Journalist Fionola Meredith takes a look at what is making the headlines in Monday's morning papers.
Bombardier's decision to invest over £500m in its Northern Ireland operation for a new series of aircraft - the biggest single investment by any company in Northern Ireland - is top story in both the News Letter and the Belfast Telegraph.
It is also the day for the dailies to reflect on the Twelfth.
The News Letter thinks it's been a glorious Twelfth in more ways than one, what with the Bombardier announcement and all the tourists at the parades.
The Telegraph too has full coverage of what it calls "the colour, the crowds... and the trouble".
So alongside images of cute flag-waving youngsters, it has some strong words about public drinking on Belfast's Lisburn Road on the Twelfth, grimly noting "observe the sons of Ulster - heading for a hangover".
Meanwhile, the Irish News focuses on the plight of a Catholic civil servant who is still in a near-coma state two years after suffering terrible head injuries in a sectarian attack.
The Bombardier investment gets prominent coverage in the Irish Times too.
Over at the Irish Independent, there's a dramatic photograph showing a Garda officer's narrow escape.
"As they are being patched up in hospital, they face the prospect of being visited by the knife-wielders that put them ther"
He's shown dodging out of the way as a wrecked car that had been involved in a fatal crash falls from a forklift truck as it was moved from the scene in Tipperary. "It could all too easily have been tragedy heaped upon tragedy," says the paper.
Gordon Brown has promised "shock tactics" to combat knife crime come in for harsh criticism in the Daily Telegraph, which reports that families of stab victims and politicians have branded them "half-baked" and "not tough enough".
"As if the victims of knife crime do not suffer enough," scoffs the paper's editorial. "As they are being patched up in hospital, they face the prospect of being visited by the knife-wielders that put them there."
Prison, as far as the Telegraph is concerned, is the only answer for those caught carrying knives.
Twins
It's a boy and a girl for Brangelina - that's the collective term for Brad Pitt and Angelina Jolie - and the papers are all agog, even the broadsheets.
The twins, to be named Knox Leon and Vivienne Marcheline, are already the world's most famous children according to the Independent - and a price tag of $11m has been slapped on the first pictures of them.
It's expected that the fee will go to charity.
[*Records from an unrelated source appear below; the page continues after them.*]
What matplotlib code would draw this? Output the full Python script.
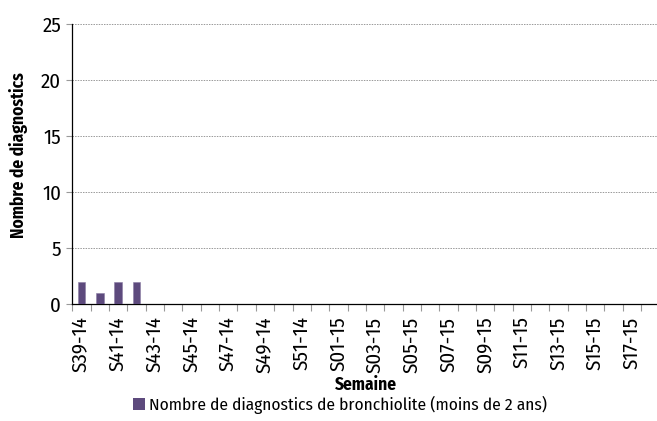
import matplotlib.pyplot as plt
import numpy as np
from matplotlib.patches import Patch

plt.rcParams['font.family'] = ['Fira Sans Condensed', 'DejaVu Sans']

# weekly data, S39-14 to S18-15
weeks = [f"S{w:02d}-14" for w in range(39, 53)] + [f"S{w:02d}-15" for w in range(1, 19)]
counts = [2, 1, 2, 2] + [0] * 28
series_name = "Nombre de diagnostics de bronchiolite (moins de 2 ans)"
bar_color = '#5d4a7d'

fig = plt.figure(figsize=(6.57, 4.21), dpi=100)
ax = fig.add_axes([72.3 / 657, 1 - 304 / 421, (659.5 - 72.3) / 657, 280 / 421])

x = np.arange(len(weeks))
ax.bar(x, counts, width=0.42, color=bar_color, edgecolor='#8a7ca3', linewidth=0.4, zorder=3)

ax.set_xlim(-0.5, len(weeks) - 0.5)
ax.set_ylim(0, 25)
ax.set_yticks(range(0, 26, 5))
ax.yaxis.grid(True, color='#999999', linestyle=(0, (1.5, 1.2)), linewidth=0.7)
ax.set_axisbelow(True)

# labels on every other week, ticks on category boundaries
ax.set_xticks(x[::2])
ax.set_xticklabels(weeks[::2], rotation=90)
ax.set_xticks(np.arange(-0.5, len(weeks)), minor=True)
ax.tick_params(axis='x', which='major', length=0, pad=9, labelsize=15)
ax.tick_params(axis='x', which='minor', length=5, color='#999999', width=0.8)
ax.tick_params(axis='y', length=4, color='#999999', width=0.8, labelsize=15, pad=4)

for s in ['top', 'right']:
    ax.spines[s].set_visible(False)
ax.spines['left'].set_color('black')
ax.spines['bottom'].set_color('black')
ax.spines['left'].set_linewidth(0.9)
ax.spines['bottom'].set_linewidth(0.9)

ax.set_ylabel('Nombre de diagnostics', fontsize=12.5, fontweight='bold')
ax.yaxis.set_label_coords(-0.075, 0.53)
ax.set_xlabel('Semaine', fontsize=12.5, fontweight='bold', labelpad=2)

handle = Patch(facecolor=bar_color, edgecolor='none')
fig.legend([handle], [series_name], loc='center', bbox_to_anchor=(340 / 657, 1 - 405 / 421),
           frameon=False, fontsize=12.5, handlelength=0.7, handleheight=0.7, handletextpad=0.2)

fig.savefig('out.png', dpi=100)
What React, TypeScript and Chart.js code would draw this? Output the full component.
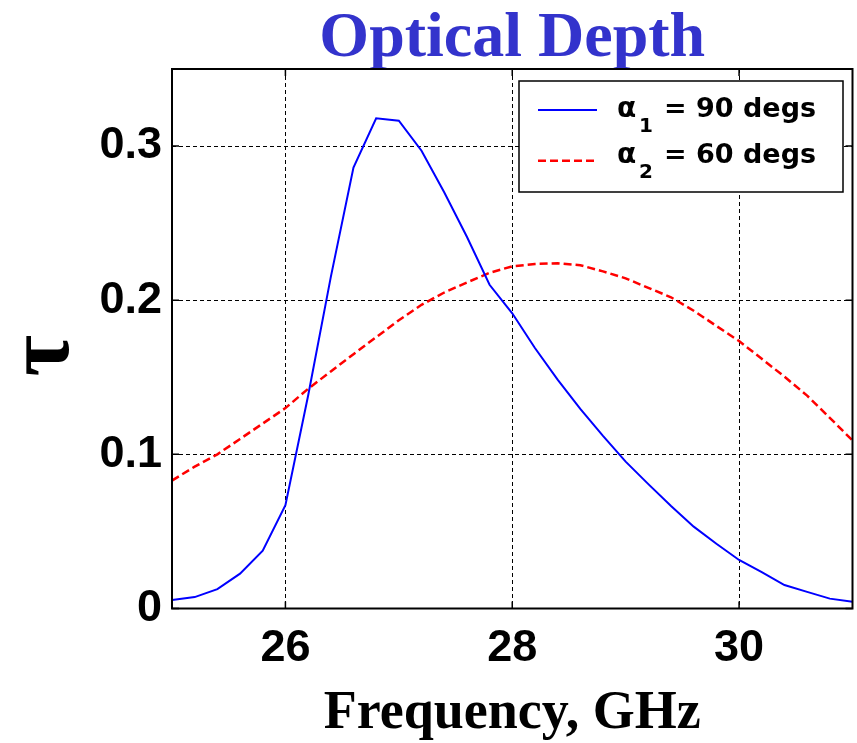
import React, { useEffect, useRef } from "react";
import { Chart, registerables } from "chart.js";

Chart.register(...registerables);

// ---- data ----
const freqGHz = [
  25.0, 25.2, 25.4, 25.6, 25.8, 26.0, 26.2, 26.4, 26.6, 26.8, 27.0,
  27.2, 27.4, 27.6, 27.8, 28.0, 28.2, 28.4, 28.6, 28.8, 29.0,
  29.2, 29.4, 29.6, 29.8, 30.0, 30.2, 30.4, 30.6, 30.8, 31.0,
];
const tauAlpha90 = [
  0.0055, 0.0074, 0.0126, 0.0226, 0.0375, 0.067, 0.138, 0.215, 0.286, 0.318, 0.3165,
  0.297, 0.27, 0.2412, 0.21, 0.1915, 0.169, 0.1485, 0.1295, 0.112, 0.0953,
  0.0807, 0.0665, 0.0531, 0.042, 0.0315, 0.0236, 0.0152, 0.0108, 0.0064, 0.0044,
];
const tauAlpha60 = [
  0.083, 0.092, 0.1, 0.11, 0.12, 0.13, 0.1425, 0.1538, 0.165, 0.176, 0.187,
  0.197, 0.205, 0.2115, 0.2178, 0.222, 0.2235, 0.224, 0.2227, 0.2187, 0.2142,
  0.208, 0.2019, 0.1932, 0.1833, 0.1735, 0.162, 0.1504, 0.1381, 0.1237, 0.109,
];
const xTickValues = [26, 28, 30];
const yTickValues = [0, 0.1, 0.2, 0.3];
const xRange = [25, 31];
const yRange = [0, 0.35];

const chartTitle = "Optical Depth";
const xAxisTitle = "Frequency, GHz";
const yAxisTitle = "τ";
const legendGreek = ["α", "α"];
const legendSub = ["1", "2"];
const legendRest = ["= 90 degs", "= 60 degs"];
const seriesLabels = ["α1 = 90 degs", "α2 = 60 degs"];

const framePlugin = {
  id: "matlabFrame",
  afterDraw(chart: any) {
    const { ctx, chartArea: ca } = chart;
    const xs = chart.scales.x;
    const ys = chart.scales.y;
    ctx.save();
    // frame
    ctx.setLineDash([]);
    ctx.strokeStyle = "#000";
    ctx.lineWidth = 2;
    ctx.strokeRect(ca.left, ca.top, ca.right - ca.left, ca.bottom - ca.top);
    // inward ticks
    ctx.lineWidth = 1.5;
    const tl = 7;
    ctx.beginPath();
    xTickValues.forEach((v) => {
      const px = xs.getPixelForValue(v);
      ctx.moveTo(px, ca.bottom);
      ctx.lineTo(px, ca.bottom - tl);
      ctx.moveTo(px, ca.top);
      ctx.lineTo(px, ca.top + tl);
    });
    yTickValues.forEach((v) => {
      const py = ys.getPixelForValue(v);
      ctx.moveTo(ca.left, py);
      ctx.lineTo(ca.left + tl, py);
      ctx.moveTo(ca.right, py);
      ctx.lineTo(ca.right - tl, py);
    });
    ctx.stroke();

    // y axis title (rotated tau)
    ctx.fillStyle = "#000";
    ctx.font = "bold 90px 'Liberation Serif', serif";
    ctx.translate(68, (ca.top + ca.bottom) / 2 + 17);
    ctx.rotate(-Math.PI / 2);
    ctx.textAlign = "center";
    ctx.textBaseline = "alphabetic";
    ctx.fillText(yAxisTitle, 0, 0);
    ctx.restore();

    // legend
    ctx.save();
    const bl = ca.right - 333.5;
    const bt = ca.top + 12;
    const bw = 324;
    const bh = 111;
    ctx.fillStyle = "#fff";
    ctx.fillRect(bl, bt, bw, bh);
    ctx.strokeStyle = "#000";
    ctx.lineWidth = 1.5;
    ctx.strokeRect(bl, bt, bw, bh);
    const lineY = [29, 79.7];
    const baseY = [35.7, 82.3];
    const subY = [50.7, 97.3];
    chart.data.datasets.forEach((ds: any, i: number) => {
      ctx.strokeStyle = ds.borderColor;
      ctx.lineWidth = ds.borderWidth;
      ctx.setLineDash(ds.borderDash || []);
      ctx.beginPath();
      ctx.moveTo(bl + 19, bt + lineY[i]);
      ctx.lineTo(bl + 78, bt + lineY[i]);
      ctx.stroke();
      ctx.setLineDash([]);
      ctx.fillStyle = "#000";
      ctx.textAlign = "left";
      ctx.textBaseline = "alphabetic";
      ctx.font = "bold 28px 'DejaVu Sans', sans-serif";
      ctx.fillText(legendGreek[i], bl + 98, bt + baseY[i]);
      ctx.font = "bold 27px 'DejaVu Sans', sans-serif";
      ctx.fillText(legendRest[i], bl + 145, bt + baseY[i]);
      ctx.font = "bold 20px 'DejaVu Sans', sans-serif";
      ctx.fillText(legendSub[i], bl + 120, bt + subY[i]);
    });
    ctx.restore();
  },
};

export default function App() {
  const canvasRef = useRef<HTMLCanvasElement | null>(null);

  useEffect(() => {
    const canvas = canvasRef.current;
    if (!canvas) return;
    const tickFont = { family: "'Liberation Sans', Arial, sans-serif", size: 45, weight: "bold" as const, lineHeight: 1.2 };
    const chart = new Chart(canvas, {
      type: "line",
      data: {
        datasets: [
          {
            label: seriesLabels[0],
            data: freqGHz.map((f, i) => ({ x: f, y: tauAlpha90[i] })),
            borderColor: "#0000ff",
            borderWidth: 2,
            pointRadius: 0,
            tension: 0,
            fill: false,
          },
          {
            label: seriesLabels[1],
            data: freqGHz.map((f, i) => ({ x: f, y: tauAlpha60[i] })),
            borderColor: "#ff0000",
            borderWidth: 2.5,
            borderDash: [8, 4],
            pointRadius: 0,
            tension: 0,
            fill: false,
          },
        ],
      },
      options: {
        animation: false,
        responsive: false,
        devicePixelRatio: 1,
        layout: { padding: { left: 0, right: 4.5, top: 0, bottom: 0 } },
        plugins: {
          legend: { display: false },
          tooltip: { enabled: false },
          title: {
            display: true,
            text: chartTitle,
            fullSize: false,
            color: "#3333cc",
            font: { family: "'Liberation Serif', 'Times New Roman', serif", size: 64, weight: "bold", lineHeight: 0.85 },
            padding: { top: 11.8, bottom: 2.8 },
          },
        },
        scales: {
          x: {
            type: "linear",
            min: xRange[0],
            max: xRange[1],
            afterBuildTicks: (scale: any) => {
              scale.ticks = xTickValues.map((v) => ({ value: v }));
            },
            afterFit: (scale: any) => {
              scale.height = 134.5;
            },
            ticks: {
              font: tickFont,
              color: "#000",
              padding: 13,
              maxRotation: 0,
              autoSkip: false,
              callback: (v: any) => String(v),
            },
            grid: { color: "#000", lineWidth: 1, drawTicks: false, borderDash: [4, 3] } as any,
            border: { display: false, dash: [4, 3] },
            title: {
              display: true,
              text: xAxisTitle,
              color: "#000",
              font: { family: "'Liberation Serif', 'Times New Roman', serif", size: 54, weight: "bold", lineHeight: 1 },
              padding: { top: 0, bottom: 2 },
            },
          },
          y: {
            type: "linear",
            min: yRange[0],
            max: yRange[1],
            afterBuildTicks: (scale: any) => {
              scale.ticks = yTickValues.map((v) => ({ value: v }));
            },
            afterFit: (scale: any) => {
              scale.width = 172;
            },
            ticks: {
              font: tickFont,
              color: "#000",
              padding: 10,
              autoSkip: false,
              callback: (v: any) => String(v),
            },
            grid: { color: "#000", lineWidth: 1, drawTicks: false, borderDash: [4, 3] } as any,
            border: { display: false, dash: [4, 3] },
          },
        },
      },
      plugins: [framePlugin],
    });
    return () => chart.destroy();
  }, []);

  return (
    <div style={{ position: "absolute", left: 0, top: 0, width: 857, height: 743, background: "#fff" }}>
      <canvas ref={canvasRef} width={857} height={743} style={{ display: "block", width: 857, height: 743 }} />
    </div>
  );
}
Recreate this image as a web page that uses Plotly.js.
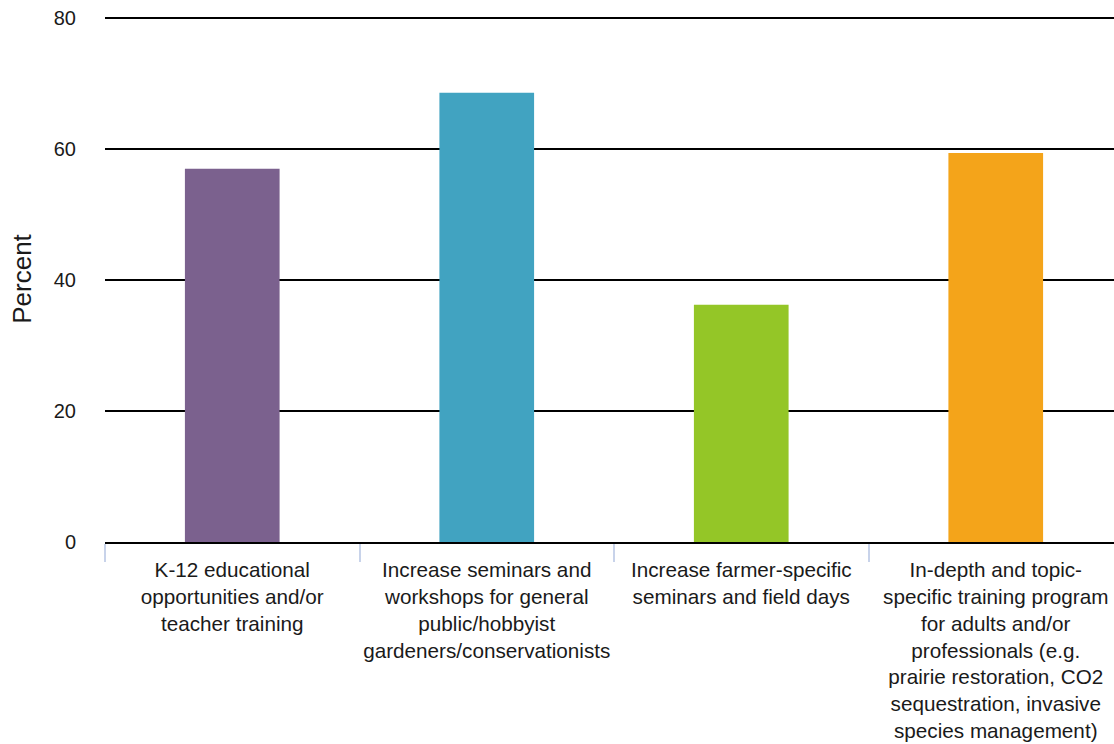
<!DOCTYPE html>
<html>
<head>
<meta charset="utf-8">
<script src="https://cdn.plot.ly/plotly-3.0.1.min.js"></script>
<style>
html, body { margin: 0; padding: 0; overflow: hidden; background: #fff; }
#chart { width: 1125px; height: 744px; }
</style>
</head>
<body>
<div id="chart"></div>
<script>
var categories = [
  "K-12 educational<br>opportunities and/or<br>teacher training",
  "Increase seminars and<br>workshops for general<br>public/hobbyist<br>gardeners/conservationists",
  "Increase farmer-specific<br>seminars and field days",
  "In-depth and topic-<br>specific training program<br>for adults and/or<br>professionals (e.g.<br>prairie restoration, CO2<br>sequestration, invasive<br>species management)"
];
var percentValues = [57.0, 68.6, 36.2, 59.4];
var barColors = ["#7B618E", "#41A3C1", "#94C627", "#F4A41A"];
var yTickValues = [0, 20, 40, 60, 80];

var trace = {
  type: "bar",
  x: categories,
  y: percentValues,
  marker: { color: barColors },
  width: 0.372,
  hoverinfo: "x+y"
};

var layout = {
  width: 1125,
  height: 744,
  margin: { l: 105, r: 2, t: 16, b: 202 },
  paper_bgcolor: "#ffffff",
  plot_bgcolor: "#ffffff",
  showlegend: false,
  font: { family: "Liberation Sans, Arial, sans-serif", size: 21, color: "#1a1a1a" },
  xaxis: {
    type: "category",
    range: [-0.5, 3.5],
    showgrid: false,
    zeroline: false,
    showline: true,
    linecolor: "#000000",
    linewidth: 2,
    ticks: "outside",
    tickson: "boundaries",
    ticklen: 18,
    tickwidth: 1.5,
    tickcolor: "#C8D3EA",
    tickangle: 0,
    ticklabelstandoff: 8,
    automargin: false,
    tickfont: { size: 20.7, color: "#1a1a1a" }
  },
  yaxis: {
    range: [0, 80.3],
    tickvals: yTickValues,
    ticktext: yTickValues.map(String),
    showgrid: true,
    gridcolor: "#000000",
    gridwidth: 2,
    zeroline: false,
    showline: false,
    ticks: "",
    ticklabelstandoff: 28,
    automargin: false,
    tickfont: { size: 20, color: "#1a1a1a" },
    title: { text: "Percent", font: { size: 26, color: "#1a1a1a" }, standoff: 14 }
  }
};

Plotly.newPlot("chart", [trace], layout, { displayModeBar: false, responsive: false });
</script>
</body>
</html>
That would make it "the biggest ever baby deal", says the Guardian - the only other photos that "would possibly come that close is Britney Spears giving birth to an alien", one picture agent tells the paper.
And finally, the Guardian reports on a unusual plan to commemorate President Bush after his departure.
Last week, a group called the Presidential Memorial Commission of San Francisco submitted a petition bearing almost 12,000 signatures to election officials, in a bid to put their proposal put to ballot in November.
And their aim? They want the Oceanside Water Pollution Control Plant rechristened the George W Bush Sewage Plant. They consider it a fitting tribute to the man who quipped "goodbye from the world's biggest polluter" as he left the G8 summit last week.
And it could happen - the group do have enough signatures required under California law. But the paper says "the name change might be not quite right - the plant does, after all, control pollution".